Wife is not happy and sleeping badly. Doctor gave a trial month on mirtazpine "to try and improve her sleeping". First pill knocked her out and left her groggy the next day so I looked them up on the www and binned them. The side effects are ridiculous. The problem is in the mind and 5 minutes with a medic does not get this across.

So instead I paid for a download of a sleep hypnosis file - popped on an MP3 - tried it myself, it really is relaxing. She'll be trying it tonight. No side effects and it targets the problem not masks it.

Pills, just say no. ( If possible ).


----------



## Pusser (May 9, 2005)

Rum is a wonderful thing taken sensibly and in large quantities. 

But me thinks me hearties I will stick to pasties having read this...

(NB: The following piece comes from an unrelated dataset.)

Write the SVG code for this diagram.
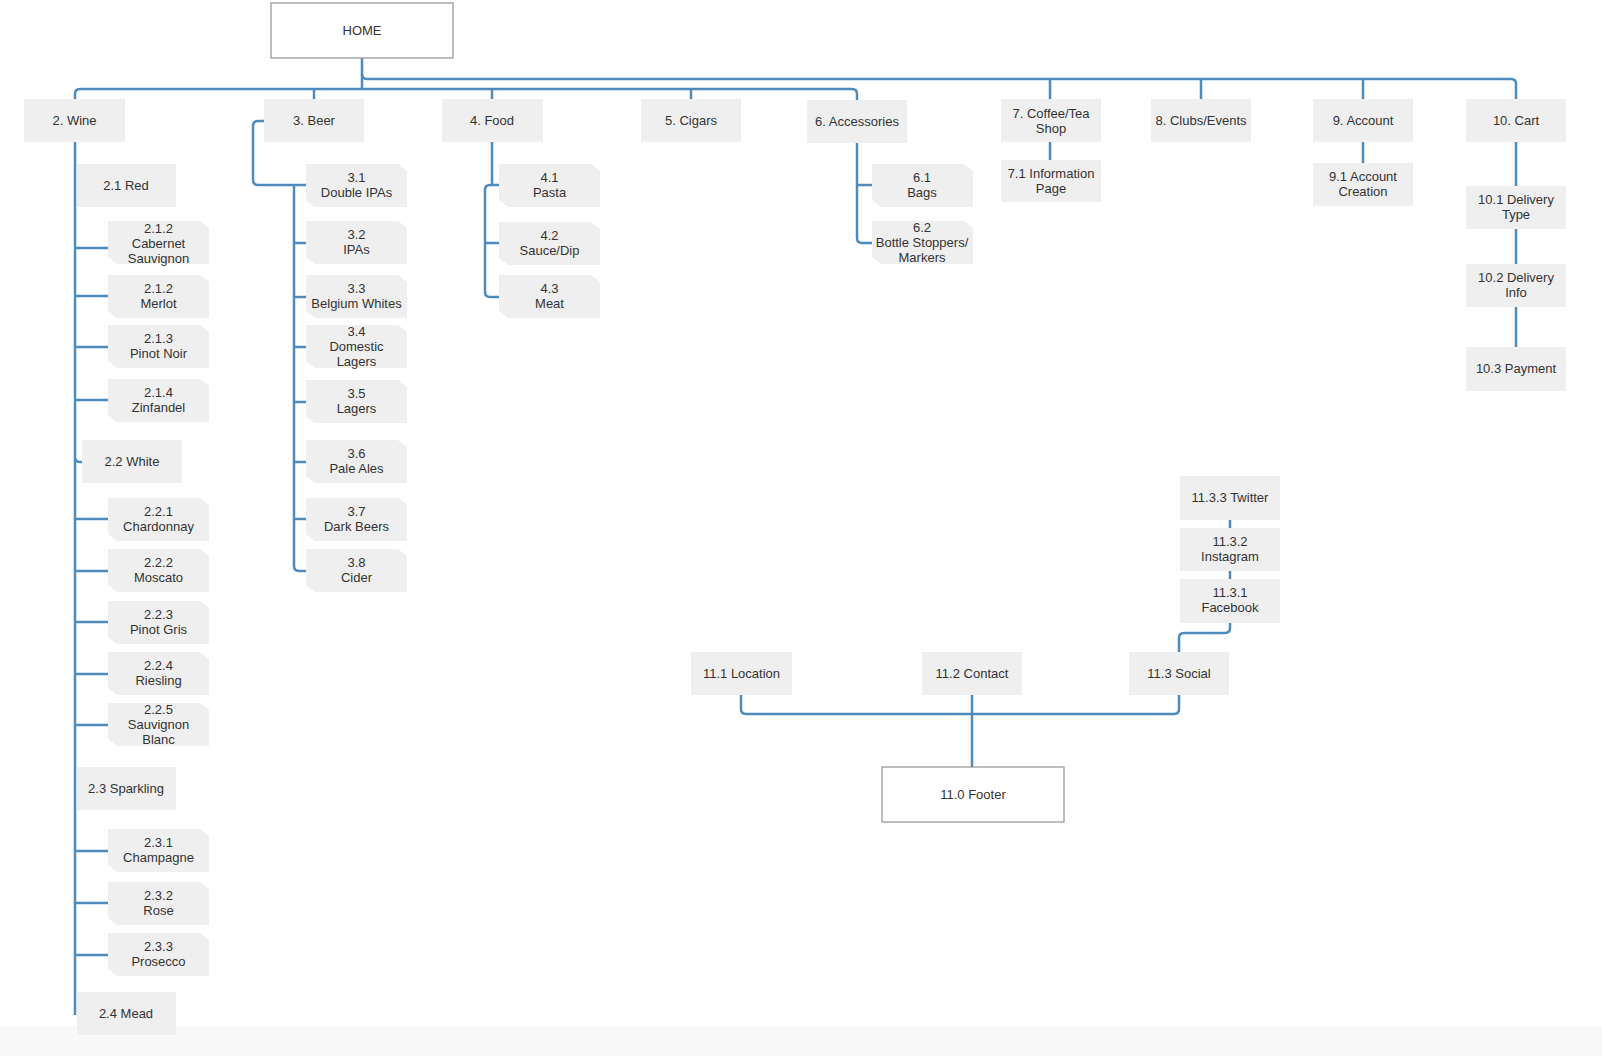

http://www.netdoctor.co.uk/special_reports/depression/stjwort.htm

but then again, I don't get depression. (Pasties must do their job) Though I do seem to cause it. 8O

Putting seriousness to one side, I would give these sort of things a miss.


----------



## CliveMott (Mar 10, 2008)

Either take prescribed anti-depressants or St Johns Wort, never both. And tell your doctor.


----------



## kayg (Aug 20, 2007)

Nothing else for it then, we'll have to shut up shop for a week and have a holiday. With any luck, Severn Trent Water (the landlords) are paying to have the soffits (?) etc redone some time soon as well as new windows/doors. The builder says it would be wise to shut while there's scaffolding (and asbestos powder !!) all over the place. So be it.


----------



## Pusser (May 9, 2005)

kayg said:


> Nothing else for it then, we'll have to shut up shop for a week and have a holiday. With any luck, Severn Trent Water (the landlords) are paying to have the soffits (?) etc redone some time soon as well as new windows/doors. The builder says it would be wise to shut while there's scaffolding (and asbestos powder !!) all over the place. So be it.


That is the answer. Wicked idea. And is better for the brain and body.


----------



## mangothemadmonk (Aug 6, 2006)

Well done. Good decision. Get out there, relax and try to forget about what's happening back home.

Take care.

Johnny F


----------